Police have admitted a blunder in the Anne Grigg-Booth inquiry which left a man living in torment for nine years under the belief his father might have been murdered.

John Craven has now been told the original report of the police investigation into his father Frederick’s death was bungled and should have been classified as “no crime” and withdrawn from the inquiry.

Instead a senior police officer incorrectly recorded that Mr Craven’s death was as a result of a crime being committed.

Mr Craven, of Oxenhope, near Keighley, even received £12,500 from the Criminal Injuries Compensation Authority in 2005 as a result of the mistake by the officer.

Now he has received bombshell news that there was no “wrongdoing” in the death of his 81-year-old father – a former footballer who played for Bradford Park Avenue and Coventry City – at Airedale General Hospital at Steeton, near Keighley, on November 4, 2001.

Mr Craven, an artist and architect, said he had now submitted a further claim to the CICA seeking compensation for the stress and ill health caused to himself, his 40-year-old wife Deborah and his 84-year-old mother Doreen.

“We’ve had all these years of hell believing my father died as a result of his treatment and now we’ve been told this,” said Mr Craven, who says his art has helped him deal with the trauma.

“I’ve been fighting for information for years, then this drops on my mat.

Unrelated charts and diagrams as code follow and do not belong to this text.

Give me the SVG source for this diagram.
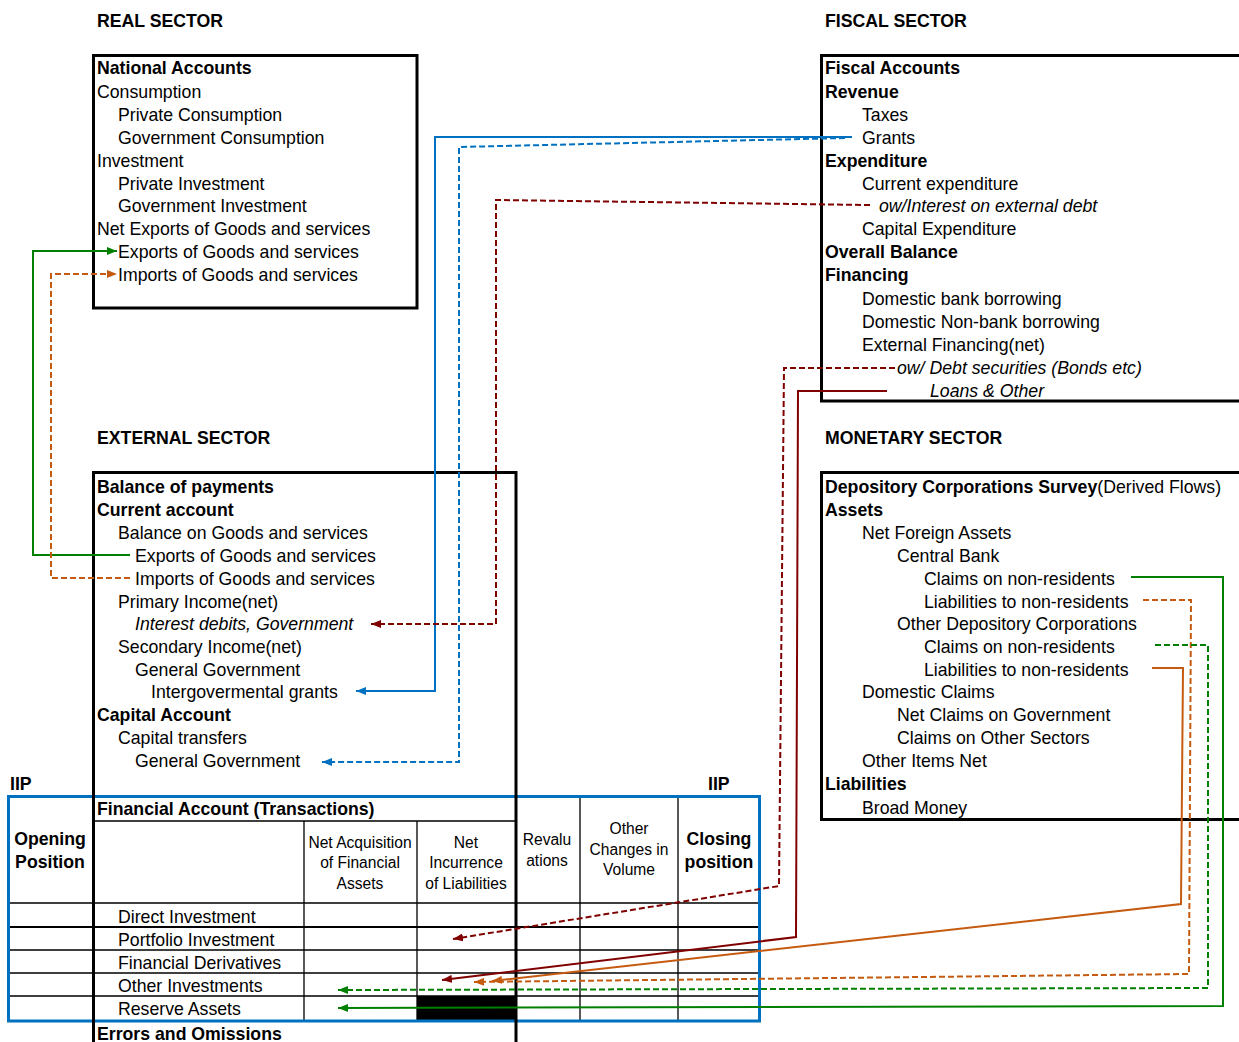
<svg xmlns="http://www.w3.org/2000/svg" width="1239" height="1042" viewBox="0 0 1239 1042">
<style>
text{font-family:"Liberation Sans",Arial,sans-serif;font-size:17.7px;fill:#000}
.b{font-weight:bold}
.i{font-style:italic}
.h{font-size:15.6px;text-anchor:middle}
.hb{font-weight:bold;text-anchor:middle}
.box{fill:none;stroke:#000;stroke-width:3}
.grid{stroke:#000;stroke-width:1.3;fill:none}
.c{fill:none;stroke-width:2}
.d{stroke-dasharray:6,3}
.green{stroke:#008000}
.orange{stroke:#C55A11}
.red{stroke:#800000}
.blue{stroke:#0070C0}
</style>
<defs>
<marker id="ag" markerUnits="userSpaceOnUse" markerWidth="10" markerHeight="8" refX="10" refY="4" orient="auto"><path d="M0,0L10,4L0,8z" fill="#008000"/></marker>
<marker id="ao" markerUnits="userSpaceOnUse" markerWidth="10" markerHeight="8" refX="10" refY="4" orient="auto"><path d="M0,0L10,4L0,8z" fill="#C55A11"/></marker>
<marker id="ar" markerUnits="userSpaceOnUse" markerWidth="10" markerHeight="8" refX="10" refY="4" orient="auto"><path d="M0,0L10,4L0,8z" fill="#800000"/></marker>
<marker id="ab" markerUnits="userSpaceOnUse" markerWidth="10" markerHeight="8" refX="10" refY="4" orient="auto"><path d="M0,0L10,4L0,8z" fill="#0070C0"/></marker>
</defs>

<g id="real-sector">
<text class="b" x="97" y="27">REAL SECTOR</text>
<rect class="box" x="93.5" y="55.5" width="323.5" height="252.5"/>
<text class="b" x="97" y="74">National Accounts</text>
<text x="97" y="98">Consumption</text>
<text x="118" y="121">Private Consumption</text>
<text x="118" y="144">Government Consumption</text>
<text x="97" y="167">Investment</text>
<text x="118" y="190">Private Investment</text>
<text x="118" y="212">Government Investment</text>
<text x="97" y="235">Net Exports of Goods and services</text>
<text x="118" y="258">Exports of Goods and services</text>
<text x="118" y="281">Imports of Goods and services</text>
</g>

<g id="fiscal-sector">
<text class="b" x="825" y="27">FISCAL SECTOR</text>
<rect class="box" x="821.5" y="55.5" width="500" height="345.5"/>
<text class="b" x="825" y="74">Fiscal Accounts</text>
<text class="b" x="825" y="98">Revenue</text>
<text x="862" y="121">Taxes</text>
<text x="862" y="144">Grants</text>
<text class="b" x="825" y="167">Expenditure</text>
<text x="862" y="190">Current expenditure</text>
<text class="i" x="879" y="212">ow/Interest on external debt</text>
<text x="862" y="235">Capital Expenditure</text>
<text class="b" x="825" y="258">Overall Balance</text>
<text class="b" x="825" y="281">Financing</text>
<text x="862" y="305">Domestic bank borrowing</text>
<text x="862" y="328">Domestic Non-bank borrowing</text>
<text x="862" y="351">External Financing(net)</text>
<text class="i" x="897" y="374">ow/ Debt securities (Bonds etc)</text>
<text class="i" x="930" y="397">Loans &amp; Other</text>
</g>

<g id="monetary-sector">
<text class="b" x="825" y="444">MONETARY SECTOR</text>
<rect class="box" x="821.5" y="472.5" width="500" height="347"/>
<text x="825" y="493"><tspan class="b">Depository Corporations Survey</tspan>(Derived Flows)</text>
<text class="b" x="825" y="516">Assets</text>
<text x="862" y="539">Net Foreign Assets</text>
<text x="897" y="562">Central Bank</text>
<text x="924" y="585">Claims on non-residents</text>
<text x="924" y="608">Liabilities to non-residents</text>
<text x="897" y="630">Other Depository Corporations</text>
<text x="924" y="653">Claims on non-residents</text>
<text x="924" y="676">Liabilities to non-residents</text>
<text x="862" y="698">Domestic Claims</text>
<text x="897" y="721">Net Claims on Government</text>
<text x="897" y="744">Claims on Other Sectors</text>
<text x="862" y="767">Other Items Net</text>
<text class="b" x="825" y="790">Liabilities</text>
<text x="862" y="814">Broad Money</text>
</g>

<g id="external-sector">
<text class="b" x="97" y="444">EXTERNAL SECTOR</text>
<text class="b" x="97" y="493">Balance of payments</text>
<text class="b" x="97" y="516">Current account</text>
<text x="118" y="539">Balance on Goods and services</text>
<text x="135" y="562">Exports of Goods and services</text>
<text x="135" y="585">Imports of Goods and services</text>
<text x="118" y="608">Primary Income(net)</text>
<text class="i" x="135" y="630">Interest debits, Government</text>
<text x="118" y="653">Secondary Income(net)</text>
<text x="135" y="676">General Government</text>
<text x="151" y="698">Intergovermental grants</text>
<text class="b" x="97" y="721">Capital Account</text>
<text x="118" y="744">Capital transfers</text>
<text x="135" y="767">General Government</text>
</g>

<g id="iip-table">
<text class="b" x="10" y="790">IIP</text>
<text class="b" x="708" y="790">IIP</text>
<rect x="417" y="996" width="99" height="25" fill="#000"/>
<path class="grid" d="M93,821H516M304,821V1021M417,821V1021M580,796V1021M678,796V1021M8,903H759M8,950H759M8,973H759M8,996H759"/>
<path d="M8,927H759" stroke="#000" stroke-width="2"/>
<rect x="8.5" y="796.5" width="751" height="224.5" fill="none" stroke="#0070C0" stroke-width="3"/>
<text class="b" x="97" y="815">Financial Account (Transactions)</text>
<text class="hb" x="50" y="845">Opening</text>
<text class="hb" x="50" y="868">Position</text>
<text class="h" x="360" y="848">Net Acquisition</text>
<text class="h" x="360" y="868">of Financial</text>
<text class="h" x="360" y="889">Assets</text>
<text class="h" x="466" y="848">Net</text>
<text class="h" x="466" y="868">Incurrence</text>
<text class="h" x="466" y="889">of Liabilities</text>
<text class="h" x="547" y="845">Revalu</text>
<text class="h" x="547" y="866">ations</text>
<text class="h" x="629" y="834">Other</text>
<text class="h" x="629" y="855">Changes in</text>
<text class="h" x="629" y="875">Volume</text>
<text class="hb" x="719" y="845">Closing</text>
<text class="hb" x="719" y="868">position</text>
<text x="118" y="923">Direct Investment</text>
<text x="118" y="946">Portfolio Investment</text>
<text x="118" y="969">Financial Derivatives</text>
<text x="118" y="992">Other Investments</text>
<text x="118" y="1015">Reserve Assets</text>
<text class="b" x="97" y="1040">Errors and Omissions</text>
</g>

<path id="external-frame" class="box" d="M93.5,1042V472.5H516V1042"/>

<g id="connectors">
<path class="c green" d="M130,555H33V251H117" marker-end="url(#ag)"/>
<path class="c orange d" d="M130,578H51V274H117" marker-end="url(#ao)"/>
<path class="c blue" d="M852,137H435V691H356" marker-end="url(#ab)"/>
<path class="c blue d" d="M845,138L459,147V762H322" marker-end="url(#ab)"/>
<path class="c red d" d="M870,205L496,200V624H371" marker-end="url(#ar)"/>
<path class="c red d" d="M895,368H784L779,886L453,939" marker-end="url(#ar)"/>
<path class="c red" d="M887,391H798L796,937L442,980" marker-end="url(#ar)"/>
<path class="c orange" d="M1152,668H1183L1181,904L492,981" marker-end="url(#ao)"/>
<path class="c orange d" d="M1143,600H1191L1189,974L474,982" marker-end="url(#ao)"/>
<path class="c green d" d="M1155,645H1208V988L338,990" marker-end="url(#ag)"/>
<path class="c green" d="M1131,577H1223V1006L338,1008" marker-end="url(#ag)"/>
</g>
</svg>
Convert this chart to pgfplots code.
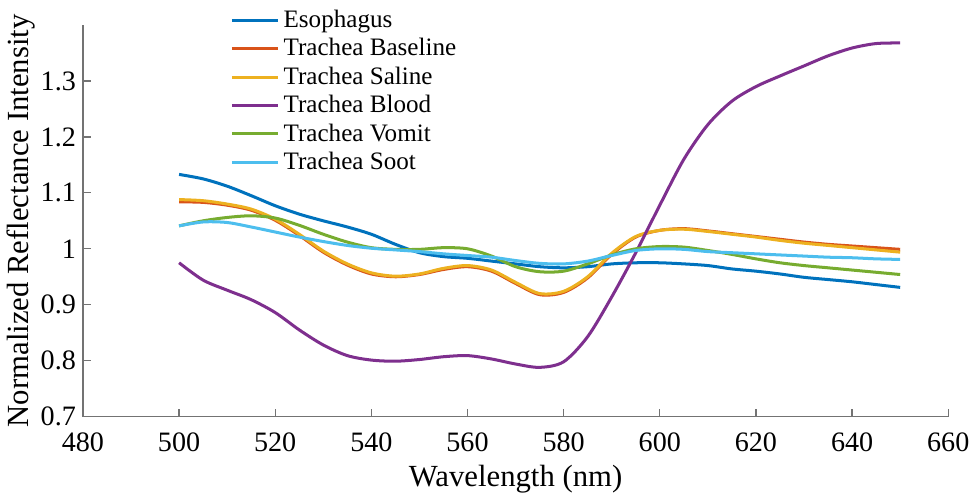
\documentclass[border=0pt]{standalone}
\usepackage{fontspec}
\setmainfont{Liberation Serif}
\usepackage{pgfplots}
\usepackage{pgfplotstable}
\pgfplotsset{compat=1.18}
\definecolor{mblue}{rgb}{0,0.447,0.741}
\definecolor{mred}{rgb}{0.85,0.325,0.098}
\definecolor{myellow}{rgb}{0.929,0.694,0.125}
\definecolor{mpurple}{rgb}{0.494,0.184,0.556}
\definecolor{mgreen}{rgb}{0.466,0.674,0.188}
\definecolor{mcyan}{rgb}{0.301,0.745,0.933}

% nm  Esophagus  Baseline  Saline  Blood  Vomit  Soot
\pgfplotstableread{
nm  E      B      S      P      V      C
500 1.133  1.084  1.088  0.975  1.041  1.041
505 1.125  1.083  1.086  0.944  1.050  1.048
510 1.112  1.078  1.080  0.926  1.056  1.047
515 1.095  1.069  1.071  0.909  1.059  1.039
520 1.077  1.051  1.053  0.886  1.055  1.030
525 1.062  1.024  1.026  0.855  1.042  1.021
530 1.050  0.994  0.996  0.828  1.026  1.013
535 1.039  0.971  0.973  0.809  1.012  1.006
540 1.026  0.955  0.957  0.801  1.002  1.001
545 1.008  0.950  0.951  0.799  0.999  0.998
550 0.993  0.954  0.955  0.802  0.999  0.995
555 0.986  0.963  0.965  0.807  1.002  0.991
560 0.983  0.968  0.970  0.809  1.000  0.988
565 0.978  0.960  0.962  0.803  0.987  0.985
570 0.973  0.938  0.940  0.794  0.968  0.979
575 0.968  0.918  0.920  0.788  0.959  0.974
580 0.966  0.922  0.924  0.798  0.960  0.973
585 0.968  0.948  0.950  0.843  0.973  0.978
590 0.973  0.990  0.992  0.914  0.989  0.988
595 0.975  1.021  1.022  0.993  1.000  0.997
600 0.975  1.033  1.033  1.078  1.004  1.000
605 0.973  1.036  1.035  1.160  1.003  0.999
610 0.970  1.032  1.031  1.222  0.997  0.995
615 0.964  1.027  1.026  1.264  0.990  0.993
620 0.960  1.022  1.021  1.290  0.982  0.991
625 0.955  1.017  1.015  1.309  0.975  0.989
630 0.949  1.012  1.010  1.327  0.970  0.987
635 0.945  1.008  1.006  1.345  0.966  0.985
640 0.941  1.005  1.002  1.359  0.962  0.984
645 0.936  1.002  0.998  1.367  0.958  0.982
650 0.931  0.999  0.994  1.368  0.954  0.981
}\spectra

\begin{document}
\begin{tikzpicture}
\begin{axis}[
  name=ax,
  scale only axis,
  width=431pt, height=195pt,
  xmin=480, xmax=660,
  ymin=0.7, ymax=1.4,
  xtick={480,500,...,660},
  ytick={0.7,0.8,0.9,1,1.1,1.2,1.3},
  yticklabels={0.7,0.8,0.9,1,1.1,1.2,1.3},
  axis x line=bottom, axis y line=left,
  axis line style={-, draw=black!55, line width=0.6pt},
  tick style={draw=black!55, line width=0.6pt},
  tick align=inside,
  major tick length=4pt,
  /pgf/number format/assume math mode=true,
  ticklabel style={font=\fontsize{14}{16}\selectfont},
  xticklabel style={yshift=-4.5pt},
  xlabel={Wavelength (nm)},
  ylabel={Normalized Reflectance Intensity},
  label style={font=\fontsize{15.3}{18}\selectfont},
  xlabel style={yshift=0pt},
  ylabel style={yshift=-4pt},
  legend style={draw=none, fill=none, at={(0.17,1.05)}, anchor=north west,
                font=\fontsize{12.5}{15.7}\selectfont, row sep=0pt,
                inner sep=0pt},
  legend cell align=left,
  legend image code/.code={\draw[#1] (0pt,0pt) -- (23pt,0pt);},
  every axis plot/.append style={line width=1.5pt, smooth},
]
\addplot[mblue]   table[x=nm, y=E] {\spectra};
\addplot[mred]    table[x=nm, y=B] {\spectra};
\addplot[myellow] table[x=nm, y=S] {\spectra};
\addplot[mpurple] table[x=nm, y=P] {\spectra};
\addplot[mgreen]  table[x=nm, y=V] {\spectra};
\addplot[mcyan]   table[x=nm, y=C] {\spectra};
\legend{Esophagus, Trachea Baseline, Trachea Saline, Trachea Blood, Trachea Vomit, Trachea Soot}
\end{axis}
% keep the white band above the plot as in the reference
\path (ax.north west) -- ++(0,12.5pt);
\end{tikzpicture}
\end{document}
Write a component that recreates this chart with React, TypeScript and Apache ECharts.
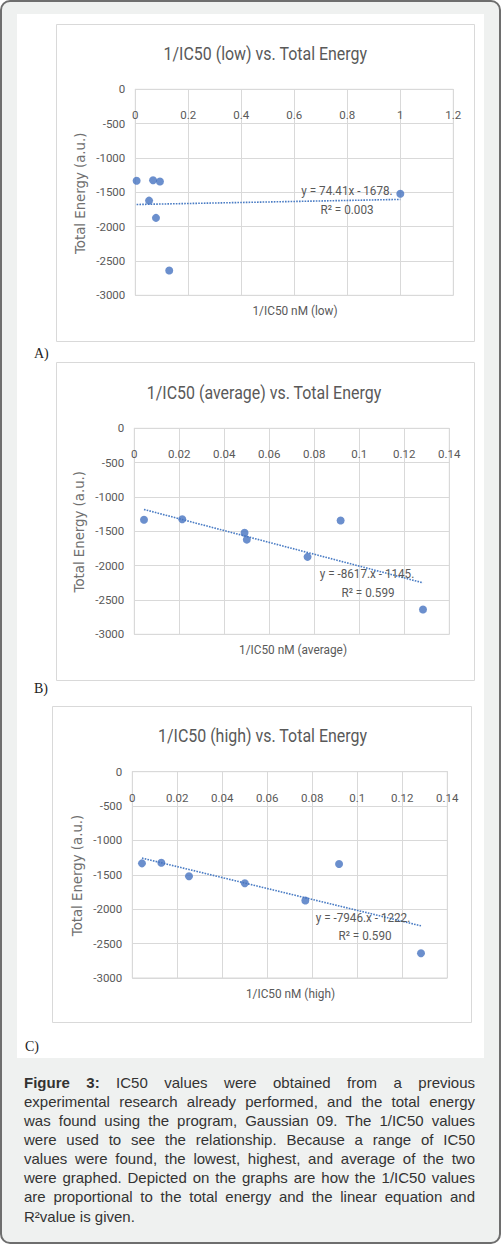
import React, { useEffect, useRef } from "react";
import * as echarts from "echarts";

// ---------- data ----------
const energy = [-1333, -1325, -1343, -1520, -1621, -1872, -2640];
const lowX = [0.005, 0.067, 0.093, 1.0, 0.052, 0.078, 0.128];
const avgX = [0.0043, 0.0213, 0.0917, 0.049, 0.05, 0.077, 0.1283];
const highX = [0.0043, 0.0129, 0.0919, 0.0252, 0.05, 0.0769, 0.1283];

const chartTitles = [
  "1/IC50 (low) vs. Total Energy",
  "1/IC50 (average) vs. Total Energy",
  "1/IC50 (high) vs. Total Energy",
];
const xAxisTitles = ["1/IC50 nM (low)", "1/IC50 nM (average)", "1/IC50 nM (high)"];
const yAxisTitle = "Total Energy (a.u.)";
const xMax = [1.2, 0.14, 0.14];
const xStep = [0.2, 0.02, 0.02];
const yMin = -3000;
const yMax = 0;
const yStep = 500;
const trendSlope = [74.41, -8617, -7946];
const trendIntercept = [-1678, -1145, -1222];
const eqLabels = ["y = 74.41x - 1678.", "y = -8617.x - 1145.", "y = -7946.x - 1222."];
const r2Labels = ["R\u00b2 = 0.003", "R\u00b2 = 0.599", "R\u00b2 = 0.590"];
const panelLetters = ["A)", "B)", "C)"];

const captionLines = [
  "Figure 3: IC50 values were obtained from a previous",
  "experimental research already performed, and the total energy",
  "was found using the program, Gaussian 09. The 1/IC50 values",
  "were used to see the relationship. Because a range of IC50",
  "values were found, the lowest, highest, and average of the two",
  "were graphed. Depicted on the graphs are how the 1/IC50 values",
  "are proportional to the total energy and the linear equation and",
  "R\u00b2value is given.",
];

const xSets = [lowX, avgX, highX];

// ---------- layout ----------
const LAYOUT = [
  {
    grid: { left: 135.3, top: 89.3, width: 318, height: 206 },
    frame: { x: 56.5, y: 24.5, width: 418, height: 317 },
    title: [265.3, 53.3], xName: [295, 310.7], yName: [80, 193.3],
    eq: [347, 191], r2: [347, 210], letter: [34, 353],
  },
  {
    grid: { left: 134.3, top: 428.3, width: 315, height: 206 },
    frame: { x: 56.5, y: 362.5, width: 418, height: 318 },
    title: [264, 392.3], xName: [293, 649.3], yName: [79, 531.7],
    eq: [367, 574], r2: [368, 593], letter: [34, 688],
  },
  {
    grid: { left: 132.3, top: 771.7, width: 315, height: 206.3 },
    frame: { x: 52.5, y: 706.5, width: 419, height: 316 },
    title: [262.5, 735.7], xName: [290.5, 993.3], yName: [77.7, 875.5],
    eq: [363, 918], r2: [365, 936], letter: [25, 1046],
  },
];

const NARROW = '"Liberation Sans Narrow", "Roboto", sans-serif';
const CAP_FONT = '"Liberation Sans", Arial, sans-serif';
const GRID_COLOR = "#d9d9d9";
const TEXT_COLOR = "#595959";
const DOT_COLOR = "#4673c0";

function measure(text: string, size: number, weight: string) {
  const ctx = document.createElement("canvas").getContext("2d")!;
  ctx.font = `${weight} ${size}px ${CAP_FONT}`;
  return ctx.measureText(text).width;
}

function captionElements() {
  const els: any[] = [];
  const left = 24;
  const right = 475;
  const size = 15;
  const top = 1082;
  const lh = 19.15;
  captionLines.forEach((line, li) => {
    const y = top + li * lh;
    const last = li === captionLines.length - 1;
    if (last) {
      els.push({
        type: "text", x: left, y, z: 10,
        style: { text: line, fill: "#333", fontSize: size, fontFamily: CAP_FONT, align: "left", verticalAlign: "middle", textAlign: "left", textVerticalAlign: "middle" },
      });
      return;
    }
    const words = line.split(" ");
    const weights = words.map((w, i) => (li === 0 && i < 2 ? "bold" : "normal"));
    const widths = words.map((w, i) => measure(w, size, weights[i]));
    const total = widths.reduce((a, b) => a + b, 0);
    const gap = (right - left - total) / (words.length - 1);
    let x = left;
    words.forEach((w, i) => {
      els.push({
        type: "text", x, y, z: 10,
        style: { text: w, fill: "#333", fontSize: size, fontWeight: weights[i], fontFamily: CAP_FONT, align: "left", verticalAlign: "middle", textAlign: "left", textVerticalAlign: "middle" },
      });
      x += widths[i] + gap;
    });
  });
  return els;
}

function textEl(text: string, pos: number[], opts: any) {
  const rot = opts.rotation || 0;
  const sx = opts.squeeze || 1;
  return {
    type: "text", x: pos[0], y: pos[1], z: 10, rotation: rot,
    scaleX: sx,
    style: {
      text, fill: opts.color || TEXT_COLOR, fontSize: opts.size, fontFamily: opts.family || NARROW,
      fontWeight: opts.weight || "normal",
      align: opts.align || "center", verticalAlign: "middle",
      textAlign: opts.align || "center", textVerticalAlign: "middle",
    },
  };
}

function buildOption() {
  const graphics: any[] = [];
  graphics.push({
    type: "rect", z: -10,
    shape: { x: 1, y: 1, width: 499, height: 1242, r: 9 },
    style: { fill: "#eff1f0", stroke: "#6e6e6e", lineWidth: 2 },
  });
  graphics.push({
    type: "rect", z: -9,
    shape: { x: 17, y: 14, width: 467, height: 1044 },
    style: { fill: "#ffffff" },
  });
  LAYOUT.forEach((L, i) => {
    graphics.push({
      type: "rect", z: -8,
      shape: { ...L.frame },
      style: { fill: "#ffffff", stroke: GRID_COLOR, lineWidth: 1 },
    });
    graphics.push(textEl(chartTitles[i], L.title, { size: 19, squeeze: 0.84 }));
    graphics.push(textEl(xAxisTitles[i], L.xName, { size: 13.3, squeeze: 0.89 }));
    graphics.push(textEl(yAxisTitle, L.yName, { size: 13.3, family: '"DejaVu Sans", sans-serif', rotation: Math.PI / 2, color: "#707070" }));
    graphics.push(textEl(eqLabels[i], L.eq, { size: 13, squeeze: 0.9 }));
    graphics.push(textEl(r2Labels[i], L.r2, { size: 13, squeeze: 0.9 }));
    graphics.push(textEl(panelLetters[i], L.letter, { size: 14, family: '"Liberation Serif", serif', align: "left", color: "#222" }));
  });
  graphics.push(...captionElements());

  const grids = LAYOUT.map((L) => ({
    ...L.grid, show: true, borderColor: GRID_COLOR, borderWidth: 1, backgroundColor: "transparent",
  }));

  const xAxes = LAYOUT.map((L, i) => ({
    type: "value", gridIndex: i, position: "top", min: 0, max: xMax[i], interval: xStep[i],
    axisLine: { show: true, onZero: false, lineStyle: { color: GRID_COLOR } },
    axisTick: { show: false },
    axisLabel: {
      inside: true, margin: 20, color: TEXT_COLOR, fontSize: 11.5, fontFamily: NARROW,
      formatter: (v: number) => String(Math.round(v * 100) / 100),
    },
    splitLine: { show: true, lineStyle: { color: GRID_COLOR, width: 1 } },
  }));

  const yAxes = LAYOUT.map((L, i) => ({
    type: "value", gridIndex: i, min: yMin, max: yMax, interval: yStep,
    axisLine: { show: true, onZero: false, lineStyle: { color: GRID_COLOR } },
    axisTick: { show: false },
    axisLabel: {
      margin: 10, color: TEXT_COLOR, fontSize: 11.5, fontFamily: NARROW,
      formatter: (v: number) => String(Math.round(v)),
    },
    splitLine: { show: true, lineStyle: { color: GRID_COLOR, width: 1 } },
  }));

  const series: any[] = [];
  xSets.forEach((xs, i) => {
    series.push({
      type: "scatter", xAxisIndex: i, yAxisIndex: i, symbolSize: 8, z: 4,
      itemStyle: { color: DOT_COLOR },
      data: xs.map((x, k) => [x, energy[k]]),
    });
    const x0 = Math.min(...xs);
    const x1 = Math.max(...xs);
    series.push({
      type: "line", xAxisIndex: i, yAxisIndex: i, symbol: "none", showSymbol: false, z: 3,
      lineStyle: { color: "#4a7cc4", width: 1.6, type: [1.6, 1.2] },
      data: [
        [x0, trendSlope[i] * x0 + trendIntercept[i]],
        [x1, trendSlope[i] * x1 + trendIntercept[i]],
      ],
    });
  });

  return {
    animation: false,
    backgroundColor: "#ffffff",
    grid: grids,
    xAxis: xAxes,
    yAxis: yAxes,
    series,
    graphic: { elements: graphics },
  };
}

export default function App() {
  const ref = useRef<HTMLDivElement>(null);
  useEffect(() => {
    document.body.style.margin = "0";
    const chart = echarts.init(ref.current!, undefined, { renderer: "svg" });
    chart.setOption(buildOption() as any);
    return () => chart.dispose();
  }, []);
  return (
    <div
      ref={ref}
      style={{ position: "absolute", left: 0, top: 0, width: 501, height: 1244 }}
    />
  );
}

“My family has been ruined. My mother went into a decline and my wife had a bad breakdown.”

Mr Craven has already set in motion a claim for “truth and justice” at the European Court of Human Rights.

The Crown Prosecution Service went on to charge Grigg-Booth, a night nurse practitioner (NNP), with three murders, an attempted murder and 13 other related crimes, between 2000 and 2002. The criminal proceedings ended after Grigg-Booth, of Nelson, Lancashire, died accidentally after a drugs overdose in 2005.